The IRS this tax season has alerted taxpayers to avoid falling victim to one of the most common tax scams and a variety of other schemes. In the new 2004 ranking, several new scams have reached the top of the consumer watch list, including abusive trusts and the “claim of right” doctrine.
In addition, the IRS has taken a new step this year and issued 10 new pieces of legal guidance involving scams in the “Dirty Dozen” and other tax schemes. The new guidance debunks the schemes and provides new legal details to help tax practitioners and taxpayers.
“At the IRS, we’re augmenting our enforcement resources to attack schemes and scams. While we’re actively targeting promoters, taxpayers themselves should be wary of anyone who promises to eliminate their taxes,” said IRS Commissioner Mark W. Everson.
The IRS urges people to avoid these common schemes, among others:
“Misuse of Trusts,” occurs when promoters of abusive tax transactions urge taxpayers to transfer assets into trusts.
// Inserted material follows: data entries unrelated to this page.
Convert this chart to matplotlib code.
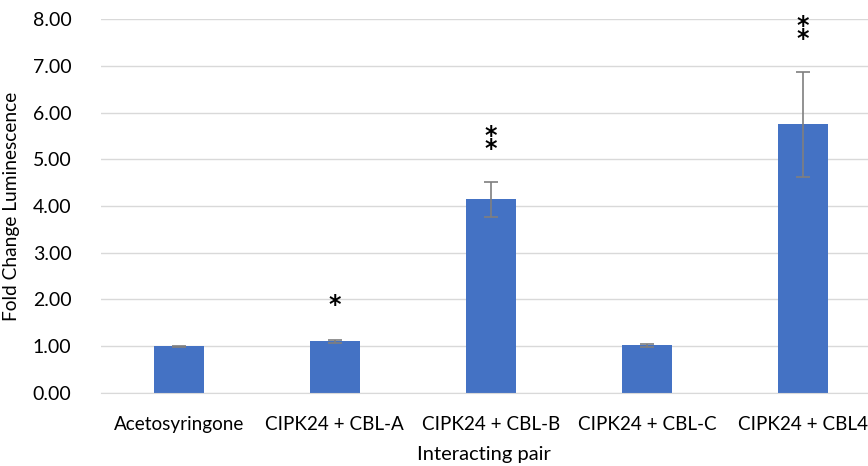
import numpy as np
import matplotlib.pyplot as plt

# datos
pares = ['Acetosyringone', 'CIPK24 + CBL-A', 'CIPK24 + CBL-B', 'CIPK24 + CBL-C', 'CIPK24 + CBL4']
fold_change = [1.00, 1.10, 4.14, 1.02, 5.75]
error = [0.01, 0.04, 0.37, 0.03, 1.12]
asteriscos = ['', '*', '*\n*', '', '*\n*']
y_asterisco = [0, 1.88, 5.36, 0, 7.72]

plt.rcParams['font.family'] = ['Lato', 'DejaVu Sans']

fig = plt.figure(figsize=(8.68, 4.66), dpi=100)
ax = fig.add_axes([0.116, 0.157, 0.884, 0.802])

x = np.arange(len(pares))
ax.bar(x, fold_change, width=0.32, color='#4472C4', zorder=2)
ax.errorbar(x, fold_change, yerr=error, fmt='none', ecolor='#7f7f7f',
            elinewidth=1.2, capsize=5, capthick=1.2, zorder=3)

for xi, s, ya in zip(x, asteriscos, y_asterisco):
    if s:
        ax.text(xi, ya, s, ha='center', va='center', fontsize=17,
                fontweight='bold', linespacing=0.42, family='DejaVu Sans')

ax.set_ylim(0, 8)
ax.set_xlim(-0.5, 4.417)
ax.set_yticks(np.arange(0, 9, 1))
ax.set_yticklabels([f'{v:.2f}' for v in range(9)])
ax.set_xticks(x)
ax.set_xticklabels(pares)

ax.grid(axis='y', color='#d9d9d9', linewidth=1, zorder=0)
for lado in ['top', 'right', 'left']:
    ax.spines[lado].set_visible(False)
ax.spines['bottom'].set_color('#d9d9d9')
ax.tick_params(axis='both', length=0, colors='#000000')
ax.tick_params(axis='y', pad=21, labelsize=14)
ax.tick_params(axis='x', pad=17, labelsize=13.6)

ax.set_ylabel('Fold Change Luminescence', fontsize=13.8, labelpad=9)
ax.set_xlabel('Interacting pair', fontsize=14.5, labelpad=9)

plt.savefig('out.png', dpi=100)
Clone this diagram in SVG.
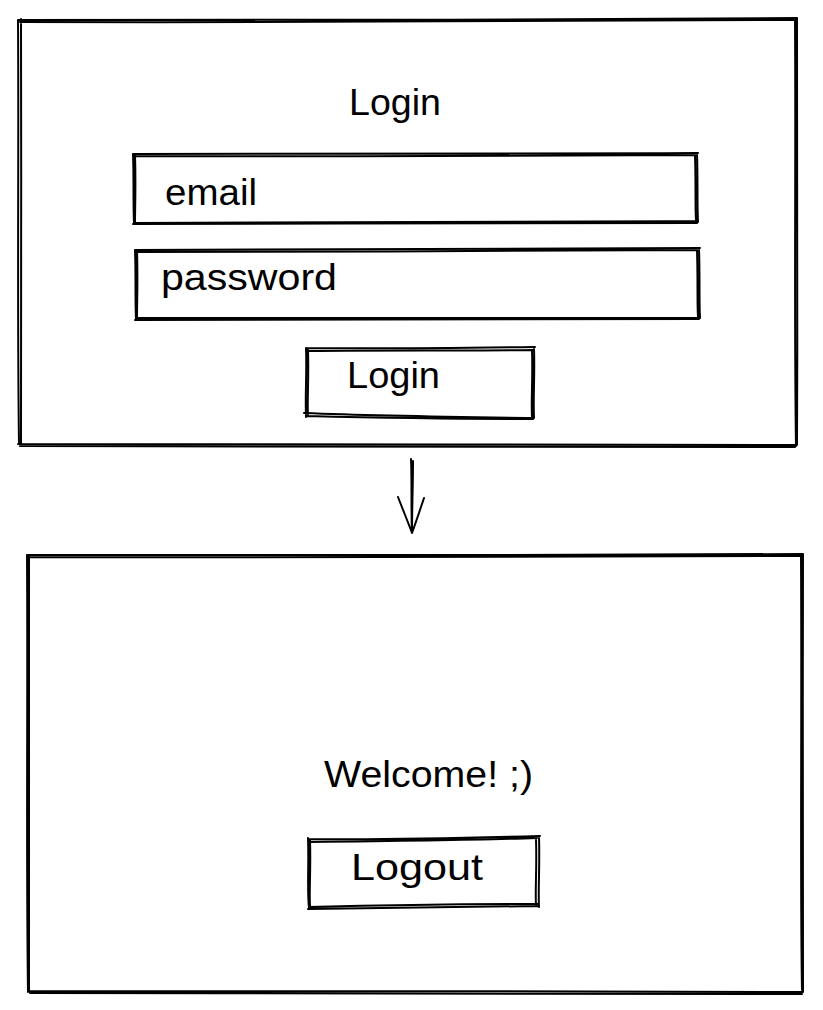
<svg xmlns="http://www.w3.org/2000/svg" width="823" height="1010" viewBox="0 0 823 1010">
<style>
.s{fill:none;stroke:#000;stroke-width:2;stroke-linecap:round;stroke-linejoin:round}
.t{font-family:"Liberation Sans",Arial,sans-serif;font-size:36px;fill:#000}
</style>
<rect width="823" height="1010" fill="#fff"/>
<g id="login-screen">
<path class="s" d="M18 20 C250 19 550 21 797 18 M20 22 C300 23 600 21 796 20 M18 20 C19 150 17 300 19 444 M21 19 C22 160 20 320 21 446 M797 18 C796 150 798 300 797 445 M795 21 C796 160 794 320 796 446 M18 444 C250 446 550 443 797 445 M20 446 C300 447 600 445 795 447"/>
<text class="t" x="349" y="115" textLength="92" lengthAdjust="spacingAndGlyphs">Login</text>
</g>
<g id="email-field">
<path class="s" d="M133 154 C300 155 500 154 698 153 M135 156 C320 157 520 156 697 155 M133 154 C134 180 133 200 134 223 M135 155 C136 185 135 205 135 224 M697 154 C698 180 697 200 698 222 M695 156 C696 185 695 205 696 221 M134 223 C300 221 500 222 698 221 M133 224 C320 223 520 224 697 223"/>
<text class="t" x="165" y="205" textLength="92" lengthAdjust="spacingAndGlyphs">email</text>
</g>
<g id="password-field">
<path class="s" d="M135 250 C300 249 500 250 700 248 M137 252 C320 251 520 252 699 250 M135 250 C136 275 135 300 136 319 M137 251 C138 280 137 300 137 318 M699 249 C700 275 699 300 700 318 M697 251 C698 280 697 300 698 317 M136 318 C300 317 500 318 700 318 M135 320 C320 319 520 320 699 319"/>
<text class="t" x="161" y="290" textLength="176" lengthAdjust="spacingAndGlyphs">password</text>
</g>
<g id="login-button">
<path class="s" d="M306 348 C380 349 460 348 535 347 M308 351 C390 350 470 351 533 350 M306 348 C307 375 305 395 306 417 M308 350 C309 380 307 400 308 416 M534 348 C535 375 533 395 534 418 M532 350 C533 380 531 400 532 417 M304 413 C380 416 460 417 534 418 M307 416 C390 418 470 419 533 419"/>
<text class="t" x="347" y="388" textLength="93" lengthAdjust="spacingAndGlyphs">Login</text>
</g>
<g id="connectors">
<path class="s" d="M411 459 C412 480 411 510 412 533 M413 461 C413 485 412 510 412 531 M398 497 C403 510 408 522 412 533 M424 498 C420 510 416 522 412 533"/>
</g>
<g id="welcome-screen">
<path class="s" d="M27 555 C250 554 550 556 803 554 M29 557 C300 558 600 556 802 556 M27 555 C28 700 26 850 28 992 M29 556 C30 720 28 880 29 990 M803 554 C802 700 804 850 803 992 M801 557 C802 720 800 880 802 990 M28 991 C250 993 550 990 803 992 M30 993 C300 994 600 992 802 994"/>
<text class="t" x="324" y="787" textLength="209" lengthAdjust="spacingAndGlyphs">Welcome! ;)</text>
</g>
<g id="logout-button">
<path class="s" d="M308 839 C390 840 470 838 540 836 M310 842 C400 841 480 840 537 838 M308 838 C309 865 307 890 309 908 M310 840 C311 870 309 890 310 906 M539 837 C540 865 538 890 539 907 M536 839 C537 870 535 890 536 905 M309 907 C390 905 470 904 539 904 M308 909 C400 908 480 907 538 906"/>
<text class="t" x="351" y="880" textLength="132" lengthAdjust="spacingAndGlyphs">Logout</text>
</g>
</svg>
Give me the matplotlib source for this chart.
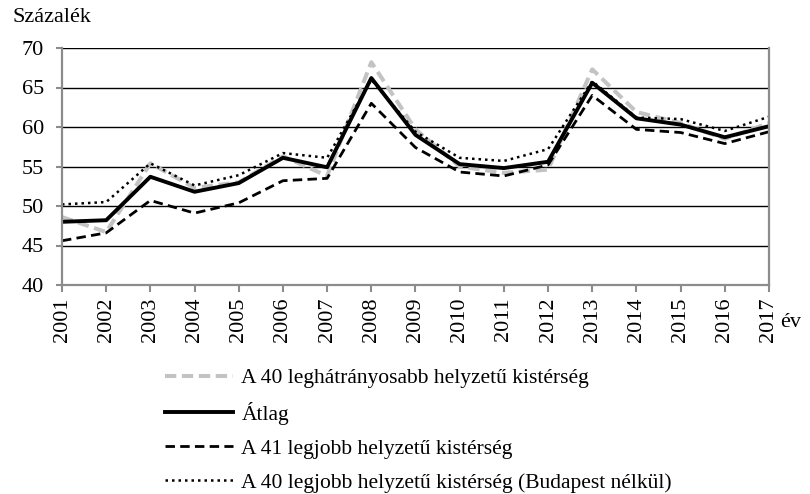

The promoters promise a variety of benefits, such as the reduction of income subject to tax, deductions for personal expenses paid by the trust and reduction of gift or estate taxes.
“Offshore Transactions,” are one scheme used to avoid paying U.S. taxes. Use of an offshore bank account, brokerage account, credit card, wire transfer, trust, offshore employee leasing or other arrangement to hide or underreport income or to claim false deductions on a federal tax return is illegal. A taxpayer involved in these schemes could be subject to payment of taxes, interest, penalties and potential criminal prosecution, the IRS said.
“Employment Tax Evasion,” is an illegal scheme by which employers don’t withhold federal income tax or other employment taxes from wages paid to their employees. Recent court cases have resulted in criminal convictions of promoters.. Employer participants could also be held responsible for back payments of employment taxes, plus penalties and interest.
“Return Preparer Fraud” occurs when unscrupulous return preparers derive financial gain by diverting a portion of the taxpayer’s refund for their own benefit, charging inflated fees for the return preparation services, and increasing their clientele by advertising guaranteed larger refunds.
In another tax scheme, African Americans are told they can receive a special tax refund related to reparations of slavery.
“Improper Home-Based Business” is a scheme by which promoters claim that individual taxpayers can deduct most, or all, of their personal expenses as business expenses by setting up a bogus home-based business.
“Frivolous Arguments” are false arguments that are unsupported by law. When a scheme promoter says “I don’t pay taxes, why should you?” or urges taxpayers to “untax” themselves, beware.
“Identity Theft” thieves use someone’s personal data to steal his or her financial accounts, run up charges on the victim’s existing credit cards, apply for new loans, credit cards, services or benefits in the victim’s name and even file fraudulent tax returns.
Another scheme occurs when unscrupulous tax preparers “share” one client’s qualifying children with another client in order to allow both clients to claim the Earned Income Tax Credit.